While this is actually a misquote of Ralph Waldo Emerson from the nineteenth century, the phrase is an affirmation of the power of innovation and a confirmation that hard work and great ideas will be rewarded by the marketplace.
Fast forward about 130 years or so and the saying might well be:
“Build a better mousetrap and the Feds will beat down your door.”
It seems that Google, because of their better mousetrap, is now the target of an FTC investigation, according to a recent story in the Wall Street Journal. And while there has been no official announcement as to what the probe will entail, experts are speculating that the investigation will examine whether Google searches unfairly point consumers to Google’s own network of services at the expense of the competition.
Oh, Say it Ain’t So!
How dare Google exploit their own search results in an attempt to steer people toward Google services! Why that would be like McDonald’s not offering their customers a Whopper; or the Apple store not offering HP laptops! How dare they, I say! As Americans, we cannot stand by a let a company like Google be rewarded for their better mousetrap; we must stand united with the Federal Trade Commission and allow them to dismantle any company that would dare profit from their own innovations.
In all seriousness, the free markets have (by a 2:1 margin) determined that Google’s search results are superior to what came before or since. Why should anyone expect Google to not profit from this innovation? Why should we expect Google to highlight their competitors in their search results? (Um, which by the way, they do.) Why should we expect Google to not build out a better suite of mousetraps (like Google Places) that make the Google results even more relevant to consumers?

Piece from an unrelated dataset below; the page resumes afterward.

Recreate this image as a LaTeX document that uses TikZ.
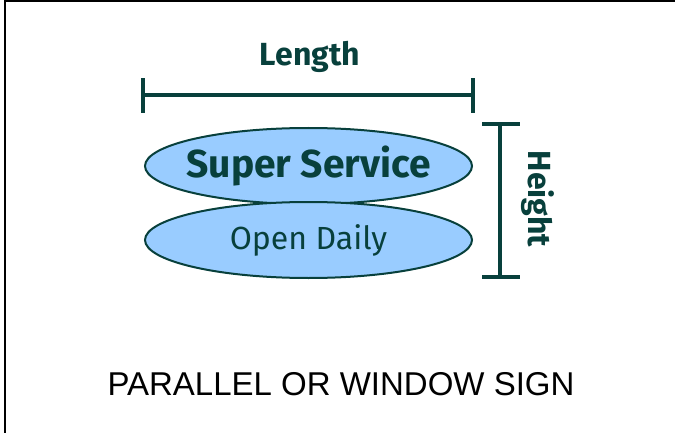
\documentclass[tikz,border=0pt]{standalone}
\usepackage{fontspec}
\setmainfont{Liberation Sans}
\newfontfamily\signfont{Fira Sans}
\usetikzlibrary{shapes.geometric,positioning}
\definecolor{sgteal}{RGB}{8,64,60}
\definecolor{sgsky}{RGB}{153,204,255}
\tikzset{
    oval/.style={
        ellipse,draw=sgteal,line width=2pt,fill=sgsky,
        minimum width=327pt,minimum height=76pt,inner sep=0pt,
        text=sgteal
    },
    dimline/.style={
        draw=sgteal,line width=4.5pt
    },
    dimlabel/.style={
        text=sgteal,font=\signfont\bfseries\fontsize{32}{32}\selectfont
    }
}
\begin{document}
\begin{tikzpicture}[x=1pt,y=-1pt]
\useasboundingbox (0,0) rectangle (675,433);

% frame
\draw[line width=2.5pt] (5,433) -- (5,1.2) -- (675,1.2);

% the two ovals
\node[oval] (super) at (308.5,166)
{\makebox[0pt]{\signfont\bfseries\fontsize{39}{39}\selectfont Super Service}};
\node[oval] (open) at (308.5,240)
{\makebox[0pt]{\signfont\fontsize{32}{32}\selectfont Open Daily}};

% length bar
\coordinate (lenL) at (143,95);
\coordinate (lenR) at (473,95);
\draw[dimline] (lenL) -- (lenR);
\draw[dimline] ([yshift=-18pt]lenL) -- ([yshift=17pt]lenL);
\draw[dimline] ([yshift=-18pt]lenR) -- ([yshift=17pt]lenR);
\node[dimlabel,anchor=base] (len) at (310,66) {Length};

% height bar
\coordinate (hgtT) at (500,124);
\coordinate (hgtB) at (500,277);
\draw[dimline] (hgtT) -- (hgtB);
\draw[dimline] ([xshift=-18pt]hgtT) -- ([xshift=20pt]hgtT);
\draw[dimline] ([xshift=-18pt]hgtB) -- ([xshift=20pt]hgtB);
\node[dimlabel,rotate=-90] (hgt) at (538,199) {Height};

% caption
\node[anchor=base,font=\fontsize{33}{33}\selectfont] (caption) at (341,395)
{PARALLEL OR WINDOW SIGN};

\end{tikzpicture}
\end{document}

The truth is that if Google does not deliver what consumers want, consumers will try other search engines and Google would quickly lose its market dominance. Google became Google because their results are relevant. (I truly cannot recall the last time I looked past the first page of Google results for anything.) Google understands better than anyone that they cannot break the trust of consumers or Google’s market share will evaporate just as quickly as it grew.

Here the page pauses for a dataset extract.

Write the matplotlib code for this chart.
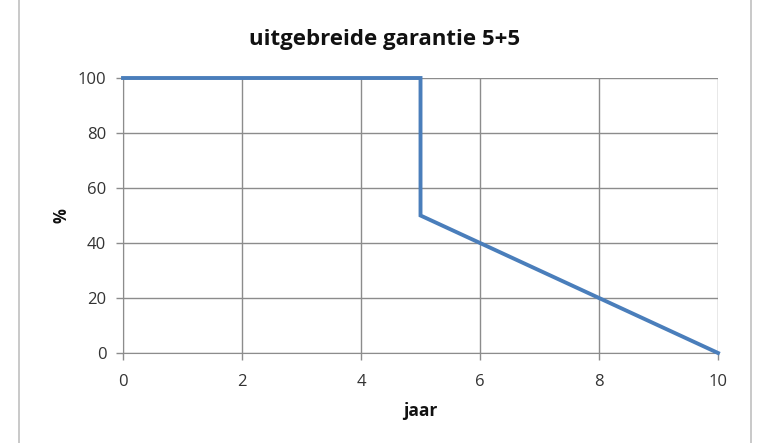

Who’s Next Up for the FTC?
I most often shop at Safeway for groceries and I noticed that the Safeway brands are ALWAYS priced lower than the national brands. This seems like Safeway is trying to steer me toward their brands so that they can (wait for it…) … make money! Moreover, Safeway decides what to put on sale and what not put on sale. This seems like an unfair practice, because my favorite brand of mustard is almost never on sale there. (Sacrilege.)

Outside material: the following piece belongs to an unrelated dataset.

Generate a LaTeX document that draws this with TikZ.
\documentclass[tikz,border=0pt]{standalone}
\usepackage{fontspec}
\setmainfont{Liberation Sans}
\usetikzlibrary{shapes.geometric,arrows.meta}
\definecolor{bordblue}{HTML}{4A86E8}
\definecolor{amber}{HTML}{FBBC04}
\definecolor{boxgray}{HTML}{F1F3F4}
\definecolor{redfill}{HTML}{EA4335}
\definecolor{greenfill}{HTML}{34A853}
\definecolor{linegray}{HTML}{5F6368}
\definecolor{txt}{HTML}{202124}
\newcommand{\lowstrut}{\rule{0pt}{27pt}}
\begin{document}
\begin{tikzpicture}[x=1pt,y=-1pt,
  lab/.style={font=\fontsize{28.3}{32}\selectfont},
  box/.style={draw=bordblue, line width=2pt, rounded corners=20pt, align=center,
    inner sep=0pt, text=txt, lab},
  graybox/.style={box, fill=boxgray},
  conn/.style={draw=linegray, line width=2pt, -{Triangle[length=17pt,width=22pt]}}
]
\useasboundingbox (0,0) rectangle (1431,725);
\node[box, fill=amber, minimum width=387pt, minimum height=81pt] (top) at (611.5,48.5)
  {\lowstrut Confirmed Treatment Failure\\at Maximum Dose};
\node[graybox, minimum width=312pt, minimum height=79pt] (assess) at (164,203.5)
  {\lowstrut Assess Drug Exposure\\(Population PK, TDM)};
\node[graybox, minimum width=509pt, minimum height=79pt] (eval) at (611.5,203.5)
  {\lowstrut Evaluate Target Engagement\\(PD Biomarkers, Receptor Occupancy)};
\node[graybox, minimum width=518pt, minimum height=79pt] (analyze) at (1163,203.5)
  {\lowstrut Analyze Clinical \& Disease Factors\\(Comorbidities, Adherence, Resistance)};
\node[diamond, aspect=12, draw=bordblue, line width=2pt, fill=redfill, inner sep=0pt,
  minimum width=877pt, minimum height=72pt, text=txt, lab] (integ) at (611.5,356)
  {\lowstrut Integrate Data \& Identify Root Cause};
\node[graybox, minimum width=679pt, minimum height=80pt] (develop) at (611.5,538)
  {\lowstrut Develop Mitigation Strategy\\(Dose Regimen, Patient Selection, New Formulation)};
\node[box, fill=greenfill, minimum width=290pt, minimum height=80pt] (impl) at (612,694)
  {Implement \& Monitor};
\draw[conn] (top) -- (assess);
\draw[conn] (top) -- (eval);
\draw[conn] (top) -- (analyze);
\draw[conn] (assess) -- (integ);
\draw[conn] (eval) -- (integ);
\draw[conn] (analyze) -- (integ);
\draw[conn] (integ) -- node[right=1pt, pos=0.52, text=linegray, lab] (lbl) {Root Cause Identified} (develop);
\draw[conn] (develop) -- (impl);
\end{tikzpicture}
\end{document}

Is Safeway next up for the FTC? Not likely, but how far are we from an FTC antitrust investigation into Facebook? Does Facebook compete unfairly because they only sell Facebook ads on their website? Shouldn’t they allow others like Yahoo! or ReachLocal to sell their own ads and place them on Facebook? How about services on the horizon for Facebook that will have the sole intention of keeping people from leaving Facebook to do anything else on the Web? (I don’t even like Facebook that much, but they have every right to build a better mousetrap and provide additional Facebook services that will engage their user base – even if that means that users no longer visit other websites.)
As a business owner, I have no right to a share of Google’s traffic – even if my website provided a superior or less expensive alternative to whatever Google ranks above me. It is up to the markets to decide my fate (and Google’s); and the Feds should stay out of it.